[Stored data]
---

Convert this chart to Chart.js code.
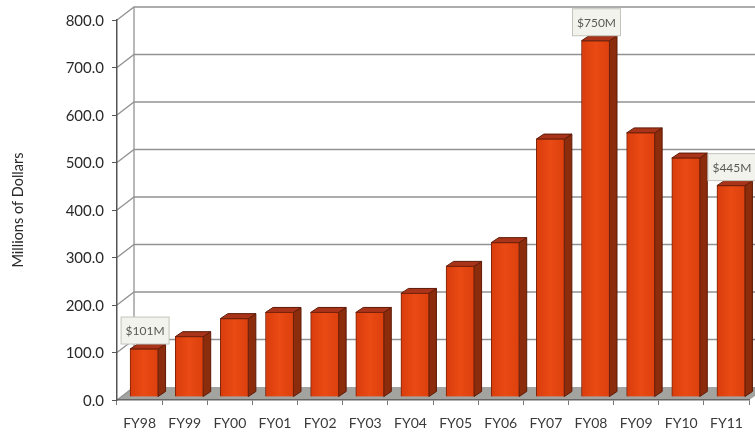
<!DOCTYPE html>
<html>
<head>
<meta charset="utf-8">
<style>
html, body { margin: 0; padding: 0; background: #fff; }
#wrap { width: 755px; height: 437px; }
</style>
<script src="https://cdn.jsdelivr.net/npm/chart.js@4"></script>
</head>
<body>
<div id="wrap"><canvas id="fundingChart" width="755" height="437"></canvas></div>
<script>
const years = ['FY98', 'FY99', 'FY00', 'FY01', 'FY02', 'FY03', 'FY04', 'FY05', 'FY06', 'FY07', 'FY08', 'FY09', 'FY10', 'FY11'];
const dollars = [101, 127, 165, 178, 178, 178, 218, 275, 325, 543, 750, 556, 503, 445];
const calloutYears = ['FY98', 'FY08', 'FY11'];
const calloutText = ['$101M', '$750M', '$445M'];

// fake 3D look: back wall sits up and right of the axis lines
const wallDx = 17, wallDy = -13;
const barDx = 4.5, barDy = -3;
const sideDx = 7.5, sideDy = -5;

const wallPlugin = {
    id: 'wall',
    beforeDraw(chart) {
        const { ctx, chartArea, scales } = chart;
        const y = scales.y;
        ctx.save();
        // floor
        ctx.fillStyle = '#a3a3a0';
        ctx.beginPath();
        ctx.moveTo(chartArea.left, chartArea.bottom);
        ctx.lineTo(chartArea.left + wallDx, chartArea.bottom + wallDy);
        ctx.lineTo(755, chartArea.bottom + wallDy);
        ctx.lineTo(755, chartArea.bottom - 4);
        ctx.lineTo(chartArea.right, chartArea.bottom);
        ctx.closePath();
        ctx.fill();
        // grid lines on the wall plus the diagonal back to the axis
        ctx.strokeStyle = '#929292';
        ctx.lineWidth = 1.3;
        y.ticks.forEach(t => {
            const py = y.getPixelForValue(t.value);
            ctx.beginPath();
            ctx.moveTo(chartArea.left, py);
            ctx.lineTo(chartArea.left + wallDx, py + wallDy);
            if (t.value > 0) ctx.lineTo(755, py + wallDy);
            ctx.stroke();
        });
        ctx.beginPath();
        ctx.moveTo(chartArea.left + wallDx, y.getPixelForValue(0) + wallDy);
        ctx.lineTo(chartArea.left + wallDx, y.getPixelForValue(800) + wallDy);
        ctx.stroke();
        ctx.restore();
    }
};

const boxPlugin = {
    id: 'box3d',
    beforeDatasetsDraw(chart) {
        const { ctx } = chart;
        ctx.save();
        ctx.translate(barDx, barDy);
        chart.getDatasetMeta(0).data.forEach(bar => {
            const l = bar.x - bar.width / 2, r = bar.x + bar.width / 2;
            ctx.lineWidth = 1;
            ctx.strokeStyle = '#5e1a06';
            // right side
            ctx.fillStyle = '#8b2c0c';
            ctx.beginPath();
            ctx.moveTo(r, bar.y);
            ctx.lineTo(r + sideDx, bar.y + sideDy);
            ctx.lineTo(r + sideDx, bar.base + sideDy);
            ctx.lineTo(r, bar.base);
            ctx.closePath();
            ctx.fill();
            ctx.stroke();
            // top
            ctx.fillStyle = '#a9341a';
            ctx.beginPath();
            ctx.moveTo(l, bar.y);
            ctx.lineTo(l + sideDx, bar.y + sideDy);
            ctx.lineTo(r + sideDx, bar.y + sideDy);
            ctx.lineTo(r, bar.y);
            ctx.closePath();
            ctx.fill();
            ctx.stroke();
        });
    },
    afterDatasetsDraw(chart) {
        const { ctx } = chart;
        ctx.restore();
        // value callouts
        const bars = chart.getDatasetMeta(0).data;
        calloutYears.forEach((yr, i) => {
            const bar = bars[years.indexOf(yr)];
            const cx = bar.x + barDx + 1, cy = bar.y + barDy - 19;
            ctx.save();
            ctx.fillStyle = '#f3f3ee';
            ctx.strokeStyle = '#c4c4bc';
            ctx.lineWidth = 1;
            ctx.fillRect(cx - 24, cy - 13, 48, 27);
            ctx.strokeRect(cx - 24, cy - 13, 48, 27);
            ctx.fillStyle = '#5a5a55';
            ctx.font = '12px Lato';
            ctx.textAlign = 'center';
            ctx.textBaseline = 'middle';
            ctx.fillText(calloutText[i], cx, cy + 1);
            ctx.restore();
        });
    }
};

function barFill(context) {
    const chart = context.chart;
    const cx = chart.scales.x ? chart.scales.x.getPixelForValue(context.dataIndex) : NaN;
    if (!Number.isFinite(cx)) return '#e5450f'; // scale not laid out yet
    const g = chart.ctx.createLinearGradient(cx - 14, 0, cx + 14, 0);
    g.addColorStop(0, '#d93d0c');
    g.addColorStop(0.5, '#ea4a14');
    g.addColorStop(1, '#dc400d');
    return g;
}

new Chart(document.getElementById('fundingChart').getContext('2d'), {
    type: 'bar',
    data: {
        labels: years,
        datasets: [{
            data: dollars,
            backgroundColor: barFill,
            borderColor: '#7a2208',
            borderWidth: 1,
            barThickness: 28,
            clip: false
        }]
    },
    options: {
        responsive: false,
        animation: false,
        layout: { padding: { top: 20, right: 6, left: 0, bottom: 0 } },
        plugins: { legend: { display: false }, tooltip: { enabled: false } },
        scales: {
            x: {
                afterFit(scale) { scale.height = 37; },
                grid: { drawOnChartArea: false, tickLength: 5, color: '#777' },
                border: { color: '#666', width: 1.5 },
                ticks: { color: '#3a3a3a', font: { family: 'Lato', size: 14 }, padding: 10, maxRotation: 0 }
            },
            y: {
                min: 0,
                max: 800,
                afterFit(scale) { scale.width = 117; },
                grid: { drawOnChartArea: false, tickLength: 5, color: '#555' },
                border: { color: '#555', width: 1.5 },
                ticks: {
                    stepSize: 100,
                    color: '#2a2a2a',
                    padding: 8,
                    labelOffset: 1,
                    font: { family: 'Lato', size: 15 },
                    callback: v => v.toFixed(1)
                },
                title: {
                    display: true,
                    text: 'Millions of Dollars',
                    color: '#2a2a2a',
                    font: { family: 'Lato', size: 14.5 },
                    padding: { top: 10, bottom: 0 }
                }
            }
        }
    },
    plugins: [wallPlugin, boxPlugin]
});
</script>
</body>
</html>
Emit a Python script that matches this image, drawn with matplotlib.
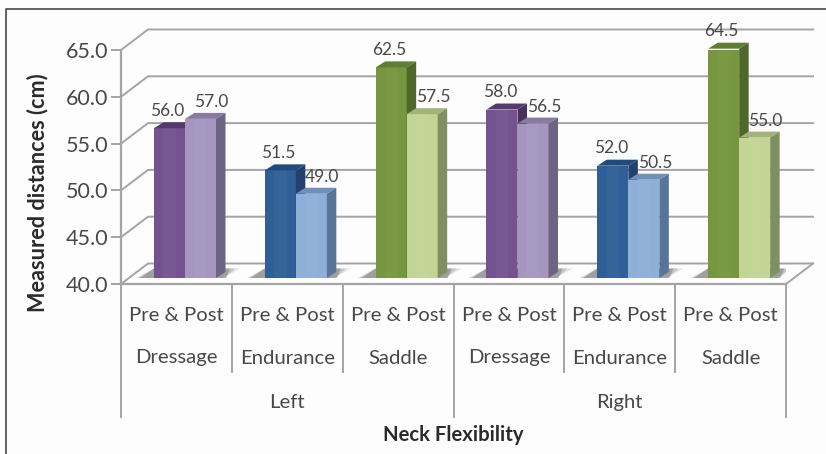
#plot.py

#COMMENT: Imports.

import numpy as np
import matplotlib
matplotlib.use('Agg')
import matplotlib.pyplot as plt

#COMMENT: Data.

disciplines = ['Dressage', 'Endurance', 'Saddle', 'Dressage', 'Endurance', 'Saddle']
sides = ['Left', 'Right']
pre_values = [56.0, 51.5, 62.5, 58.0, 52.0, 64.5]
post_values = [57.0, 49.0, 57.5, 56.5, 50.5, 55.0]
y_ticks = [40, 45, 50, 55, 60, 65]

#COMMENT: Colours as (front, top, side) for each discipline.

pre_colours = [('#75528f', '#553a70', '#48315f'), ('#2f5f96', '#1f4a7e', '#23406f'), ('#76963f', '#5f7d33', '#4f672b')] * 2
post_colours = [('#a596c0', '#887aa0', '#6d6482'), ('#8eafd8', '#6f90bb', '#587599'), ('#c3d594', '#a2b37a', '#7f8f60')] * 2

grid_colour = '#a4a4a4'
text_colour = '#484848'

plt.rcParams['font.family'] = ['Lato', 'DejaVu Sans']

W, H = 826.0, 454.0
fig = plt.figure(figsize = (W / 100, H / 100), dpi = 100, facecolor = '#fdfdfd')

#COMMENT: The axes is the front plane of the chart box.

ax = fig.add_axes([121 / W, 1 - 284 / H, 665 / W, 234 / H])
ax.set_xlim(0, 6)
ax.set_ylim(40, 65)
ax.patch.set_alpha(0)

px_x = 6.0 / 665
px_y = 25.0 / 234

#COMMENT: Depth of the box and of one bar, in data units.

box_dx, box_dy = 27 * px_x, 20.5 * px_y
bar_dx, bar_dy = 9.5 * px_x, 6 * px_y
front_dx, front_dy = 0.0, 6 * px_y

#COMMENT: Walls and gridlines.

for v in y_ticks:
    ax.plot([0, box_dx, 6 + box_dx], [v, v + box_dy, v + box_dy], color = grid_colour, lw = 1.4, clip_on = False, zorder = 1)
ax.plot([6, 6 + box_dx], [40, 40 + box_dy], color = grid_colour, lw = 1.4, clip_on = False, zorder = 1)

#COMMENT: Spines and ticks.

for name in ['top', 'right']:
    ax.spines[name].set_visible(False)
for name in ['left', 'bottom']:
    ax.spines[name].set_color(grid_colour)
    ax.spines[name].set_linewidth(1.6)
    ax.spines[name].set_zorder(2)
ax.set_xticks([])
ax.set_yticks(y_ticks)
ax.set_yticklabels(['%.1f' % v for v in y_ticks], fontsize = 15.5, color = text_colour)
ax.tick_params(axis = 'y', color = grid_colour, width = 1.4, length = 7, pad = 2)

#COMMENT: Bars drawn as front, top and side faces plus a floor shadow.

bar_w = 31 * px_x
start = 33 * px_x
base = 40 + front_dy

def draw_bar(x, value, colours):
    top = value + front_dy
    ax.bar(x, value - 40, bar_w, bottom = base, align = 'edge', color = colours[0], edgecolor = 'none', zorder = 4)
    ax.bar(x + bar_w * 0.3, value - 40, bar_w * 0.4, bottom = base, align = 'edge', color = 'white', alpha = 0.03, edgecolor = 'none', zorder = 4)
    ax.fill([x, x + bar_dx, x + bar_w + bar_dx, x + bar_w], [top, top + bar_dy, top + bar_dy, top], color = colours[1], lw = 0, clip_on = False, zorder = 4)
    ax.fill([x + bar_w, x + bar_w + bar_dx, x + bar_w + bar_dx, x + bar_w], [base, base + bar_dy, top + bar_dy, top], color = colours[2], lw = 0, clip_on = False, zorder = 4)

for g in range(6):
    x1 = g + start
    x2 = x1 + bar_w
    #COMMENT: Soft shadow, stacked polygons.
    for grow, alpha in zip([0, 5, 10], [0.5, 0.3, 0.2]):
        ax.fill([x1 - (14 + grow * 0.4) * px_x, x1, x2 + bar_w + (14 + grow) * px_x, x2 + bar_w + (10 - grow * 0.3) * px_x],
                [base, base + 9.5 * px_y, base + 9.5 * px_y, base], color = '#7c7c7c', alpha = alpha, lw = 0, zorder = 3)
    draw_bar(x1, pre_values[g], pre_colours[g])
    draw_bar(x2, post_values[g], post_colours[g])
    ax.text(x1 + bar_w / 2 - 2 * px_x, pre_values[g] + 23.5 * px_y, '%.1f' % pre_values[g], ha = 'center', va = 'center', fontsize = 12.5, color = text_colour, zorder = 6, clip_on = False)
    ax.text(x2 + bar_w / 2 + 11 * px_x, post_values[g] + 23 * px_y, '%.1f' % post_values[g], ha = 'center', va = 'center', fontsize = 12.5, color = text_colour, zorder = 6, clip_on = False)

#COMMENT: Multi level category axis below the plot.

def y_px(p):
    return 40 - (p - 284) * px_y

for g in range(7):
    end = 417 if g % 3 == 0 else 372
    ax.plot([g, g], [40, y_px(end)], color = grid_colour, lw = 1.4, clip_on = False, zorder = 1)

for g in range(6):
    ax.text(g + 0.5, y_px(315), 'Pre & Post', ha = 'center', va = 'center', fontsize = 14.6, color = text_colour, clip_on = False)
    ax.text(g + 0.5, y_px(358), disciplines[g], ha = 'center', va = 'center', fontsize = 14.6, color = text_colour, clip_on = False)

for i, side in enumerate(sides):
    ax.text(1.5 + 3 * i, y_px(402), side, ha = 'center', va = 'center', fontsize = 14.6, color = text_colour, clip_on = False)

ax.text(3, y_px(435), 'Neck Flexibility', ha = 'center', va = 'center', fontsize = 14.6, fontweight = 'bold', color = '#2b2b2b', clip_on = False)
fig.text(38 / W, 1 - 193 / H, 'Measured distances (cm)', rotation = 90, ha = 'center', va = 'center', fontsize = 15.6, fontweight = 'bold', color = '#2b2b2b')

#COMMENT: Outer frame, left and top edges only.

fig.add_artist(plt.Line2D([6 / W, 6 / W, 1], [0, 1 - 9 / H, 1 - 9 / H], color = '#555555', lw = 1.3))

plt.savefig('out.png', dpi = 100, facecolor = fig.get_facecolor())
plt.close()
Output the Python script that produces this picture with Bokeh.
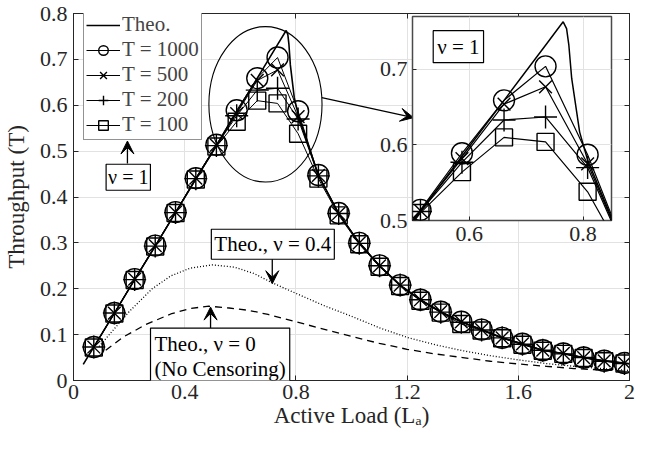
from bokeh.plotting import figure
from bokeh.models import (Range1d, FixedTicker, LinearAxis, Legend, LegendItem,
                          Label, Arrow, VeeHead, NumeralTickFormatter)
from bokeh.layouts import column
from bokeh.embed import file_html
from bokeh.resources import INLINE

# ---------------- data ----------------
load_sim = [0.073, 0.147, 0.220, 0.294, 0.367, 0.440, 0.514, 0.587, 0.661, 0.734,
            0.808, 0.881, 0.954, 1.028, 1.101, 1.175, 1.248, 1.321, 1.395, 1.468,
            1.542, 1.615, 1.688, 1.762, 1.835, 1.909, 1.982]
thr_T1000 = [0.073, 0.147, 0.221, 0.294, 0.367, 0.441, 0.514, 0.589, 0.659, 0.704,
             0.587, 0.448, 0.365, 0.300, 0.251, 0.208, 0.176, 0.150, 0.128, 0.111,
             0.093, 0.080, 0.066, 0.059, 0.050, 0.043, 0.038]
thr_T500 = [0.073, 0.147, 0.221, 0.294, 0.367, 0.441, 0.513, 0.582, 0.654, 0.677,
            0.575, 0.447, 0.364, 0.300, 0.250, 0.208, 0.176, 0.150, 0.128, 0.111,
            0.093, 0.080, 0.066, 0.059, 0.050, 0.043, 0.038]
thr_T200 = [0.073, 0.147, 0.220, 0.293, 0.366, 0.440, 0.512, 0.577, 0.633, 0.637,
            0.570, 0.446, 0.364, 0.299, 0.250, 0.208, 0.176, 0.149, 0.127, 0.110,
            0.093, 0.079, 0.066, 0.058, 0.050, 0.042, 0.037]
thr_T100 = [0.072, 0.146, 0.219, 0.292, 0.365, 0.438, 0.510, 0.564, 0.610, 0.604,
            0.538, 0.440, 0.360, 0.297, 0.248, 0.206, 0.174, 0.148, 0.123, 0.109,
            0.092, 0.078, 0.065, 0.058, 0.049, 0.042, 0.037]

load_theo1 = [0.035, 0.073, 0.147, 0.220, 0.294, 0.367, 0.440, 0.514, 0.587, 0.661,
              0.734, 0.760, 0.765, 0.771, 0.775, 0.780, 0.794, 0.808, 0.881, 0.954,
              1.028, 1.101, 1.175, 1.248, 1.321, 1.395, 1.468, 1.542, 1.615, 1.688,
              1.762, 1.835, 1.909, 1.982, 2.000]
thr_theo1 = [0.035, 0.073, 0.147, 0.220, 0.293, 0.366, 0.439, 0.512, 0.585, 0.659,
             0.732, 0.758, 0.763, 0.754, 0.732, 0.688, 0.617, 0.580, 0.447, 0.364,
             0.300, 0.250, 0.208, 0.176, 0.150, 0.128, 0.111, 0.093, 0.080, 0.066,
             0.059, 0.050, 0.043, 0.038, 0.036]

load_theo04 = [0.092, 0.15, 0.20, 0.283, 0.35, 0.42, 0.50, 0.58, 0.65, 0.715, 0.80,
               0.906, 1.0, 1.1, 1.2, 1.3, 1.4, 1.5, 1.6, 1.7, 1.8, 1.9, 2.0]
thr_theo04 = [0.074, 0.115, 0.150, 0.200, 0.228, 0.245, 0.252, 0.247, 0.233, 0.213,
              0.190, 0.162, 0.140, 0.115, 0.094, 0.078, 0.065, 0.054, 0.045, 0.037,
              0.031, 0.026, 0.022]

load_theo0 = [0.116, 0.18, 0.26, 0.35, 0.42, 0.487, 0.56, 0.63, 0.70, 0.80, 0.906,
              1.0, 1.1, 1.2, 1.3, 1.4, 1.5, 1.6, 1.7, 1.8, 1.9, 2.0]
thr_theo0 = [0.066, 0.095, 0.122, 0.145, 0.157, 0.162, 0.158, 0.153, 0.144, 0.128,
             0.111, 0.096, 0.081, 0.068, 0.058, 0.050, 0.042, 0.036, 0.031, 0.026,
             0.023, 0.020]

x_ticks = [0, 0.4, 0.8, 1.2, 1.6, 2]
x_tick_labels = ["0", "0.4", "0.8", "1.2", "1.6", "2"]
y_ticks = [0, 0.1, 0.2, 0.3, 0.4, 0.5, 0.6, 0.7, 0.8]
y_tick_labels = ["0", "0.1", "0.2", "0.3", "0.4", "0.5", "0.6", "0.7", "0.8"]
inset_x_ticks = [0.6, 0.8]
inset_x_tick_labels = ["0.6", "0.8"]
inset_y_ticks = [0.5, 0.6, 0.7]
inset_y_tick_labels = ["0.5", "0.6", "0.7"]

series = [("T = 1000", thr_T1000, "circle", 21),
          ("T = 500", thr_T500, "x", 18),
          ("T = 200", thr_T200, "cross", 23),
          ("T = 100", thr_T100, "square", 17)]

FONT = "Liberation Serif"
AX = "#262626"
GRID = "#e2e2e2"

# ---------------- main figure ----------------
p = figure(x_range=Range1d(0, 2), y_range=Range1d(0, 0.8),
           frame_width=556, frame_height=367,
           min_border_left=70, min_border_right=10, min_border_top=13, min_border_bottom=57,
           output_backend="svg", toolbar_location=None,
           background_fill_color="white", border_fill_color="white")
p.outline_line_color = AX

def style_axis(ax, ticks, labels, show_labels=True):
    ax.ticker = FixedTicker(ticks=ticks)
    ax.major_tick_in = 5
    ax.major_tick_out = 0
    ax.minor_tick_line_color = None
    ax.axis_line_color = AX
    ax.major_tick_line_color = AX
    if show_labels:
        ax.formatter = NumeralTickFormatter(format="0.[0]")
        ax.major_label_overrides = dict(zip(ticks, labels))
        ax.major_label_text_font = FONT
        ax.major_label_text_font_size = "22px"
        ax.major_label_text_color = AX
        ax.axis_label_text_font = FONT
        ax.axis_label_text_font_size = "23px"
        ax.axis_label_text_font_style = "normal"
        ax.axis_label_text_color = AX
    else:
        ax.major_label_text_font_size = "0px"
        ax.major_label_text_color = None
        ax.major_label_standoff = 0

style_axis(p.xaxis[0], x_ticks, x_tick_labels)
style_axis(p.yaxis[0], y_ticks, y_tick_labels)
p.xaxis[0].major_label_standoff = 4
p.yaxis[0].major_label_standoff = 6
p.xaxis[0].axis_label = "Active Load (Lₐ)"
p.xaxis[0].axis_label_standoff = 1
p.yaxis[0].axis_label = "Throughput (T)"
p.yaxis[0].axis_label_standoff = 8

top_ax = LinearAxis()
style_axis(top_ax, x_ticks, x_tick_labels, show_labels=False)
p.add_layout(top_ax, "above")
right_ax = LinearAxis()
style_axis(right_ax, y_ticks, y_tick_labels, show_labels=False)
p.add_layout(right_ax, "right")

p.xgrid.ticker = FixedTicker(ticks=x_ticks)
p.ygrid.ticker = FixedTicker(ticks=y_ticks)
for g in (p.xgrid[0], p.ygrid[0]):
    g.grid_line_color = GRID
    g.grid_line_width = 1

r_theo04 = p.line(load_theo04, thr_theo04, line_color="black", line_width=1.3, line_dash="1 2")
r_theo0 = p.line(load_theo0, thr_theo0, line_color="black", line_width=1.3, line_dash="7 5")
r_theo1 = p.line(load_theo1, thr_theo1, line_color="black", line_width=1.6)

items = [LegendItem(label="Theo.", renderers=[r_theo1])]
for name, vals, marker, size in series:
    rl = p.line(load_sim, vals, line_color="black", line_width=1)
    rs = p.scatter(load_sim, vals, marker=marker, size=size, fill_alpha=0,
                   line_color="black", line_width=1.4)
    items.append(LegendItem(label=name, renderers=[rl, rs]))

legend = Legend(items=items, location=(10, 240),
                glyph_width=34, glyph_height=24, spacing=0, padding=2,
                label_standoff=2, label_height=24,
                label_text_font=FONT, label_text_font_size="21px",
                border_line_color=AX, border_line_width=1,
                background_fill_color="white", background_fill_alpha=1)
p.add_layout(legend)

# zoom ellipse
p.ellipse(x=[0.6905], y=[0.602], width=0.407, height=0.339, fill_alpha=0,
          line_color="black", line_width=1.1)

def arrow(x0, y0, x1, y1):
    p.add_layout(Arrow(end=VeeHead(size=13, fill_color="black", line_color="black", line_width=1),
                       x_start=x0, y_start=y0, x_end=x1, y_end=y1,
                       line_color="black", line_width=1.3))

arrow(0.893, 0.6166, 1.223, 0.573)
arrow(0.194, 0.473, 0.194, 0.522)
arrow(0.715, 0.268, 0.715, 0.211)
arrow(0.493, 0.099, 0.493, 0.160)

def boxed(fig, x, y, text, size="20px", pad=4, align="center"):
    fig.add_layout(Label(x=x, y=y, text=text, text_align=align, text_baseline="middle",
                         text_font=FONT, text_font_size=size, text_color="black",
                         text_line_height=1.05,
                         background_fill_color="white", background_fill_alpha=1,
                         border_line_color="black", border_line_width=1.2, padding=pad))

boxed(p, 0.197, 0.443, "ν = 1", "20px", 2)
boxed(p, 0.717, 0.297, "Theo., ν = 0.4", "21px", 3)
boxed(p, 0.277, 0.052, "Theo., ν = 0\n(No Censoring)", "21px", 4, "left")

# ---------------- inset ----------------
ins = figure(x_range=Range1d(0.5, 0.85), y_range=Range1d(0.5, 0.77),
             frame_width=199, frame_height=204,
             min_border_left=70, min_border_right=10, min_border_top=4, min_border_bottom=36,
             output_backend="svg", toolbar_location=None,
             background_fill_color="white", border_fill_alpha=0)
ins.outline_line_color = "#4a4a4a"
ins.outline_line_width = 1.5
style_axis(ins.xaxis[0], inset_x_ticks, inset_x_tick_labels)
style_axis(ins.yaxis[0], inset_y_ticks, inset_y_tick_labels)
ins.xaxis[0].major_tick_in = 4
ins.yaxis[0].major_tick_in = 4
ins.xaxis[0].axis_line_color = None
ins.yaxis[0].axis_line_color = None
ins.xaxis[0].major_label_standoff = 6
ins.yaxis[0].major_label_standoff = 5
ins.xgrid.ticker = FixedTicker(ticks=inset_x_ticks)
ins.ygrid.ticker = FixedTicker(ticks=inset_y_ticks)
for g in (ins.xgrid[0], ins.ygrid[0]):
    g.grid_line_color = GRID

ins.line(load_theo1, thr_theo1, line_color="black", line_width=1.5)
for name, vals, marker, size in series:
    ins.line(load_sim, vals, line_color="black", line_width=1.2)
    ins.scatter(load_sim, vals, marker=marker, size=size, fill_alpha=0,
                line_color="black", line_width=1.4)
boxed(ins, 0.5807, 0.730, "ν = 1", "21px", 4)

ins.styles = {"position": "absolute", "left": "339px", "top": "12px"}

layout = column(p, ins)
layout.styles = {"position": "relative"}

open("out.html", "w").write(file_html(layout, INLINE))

---

[Problem]: Reproduce only the lines running from the beginning of the entries above to the line holding "const calloutText = ['$101M', '$750M', '$445M'];", inclusive. Pictures stay out of the copy.

[Answer to this task]:
Convert this chart to Chart.js code.
<!DOCTYPE html>
<html>
<head>
<meta charset="utf-8">
<style>
html, body { margin: 0; padding: 0; background: #fff; }
#wrap { width: 755px; height: 437px; }
</style>
<script src="https://cdn.jsdelivr.net/npm/chart.js@4"></script>
</head>
<body>
<div id="wrap"><canvas id="fundingChart" width="755" height="437"></canvas></div>
<script>
const years = ['FY98', 'FY99', 'FY00', 'FY01', 'FY02', 'FY03', 'FY04', 'FY05', 'FY06', 'FY07', 'FY08', 'FY09', 'FY10', 'FY11'];
const dollars = [101, 127, 165, 178, 178, 178, 218, 275, 325, 543, 750, 556, 503, 445];
const calloutYears = ['FY98', 'FY08', 'FY11'];
const calloutText = ['$101M', '$750M', '$445M'];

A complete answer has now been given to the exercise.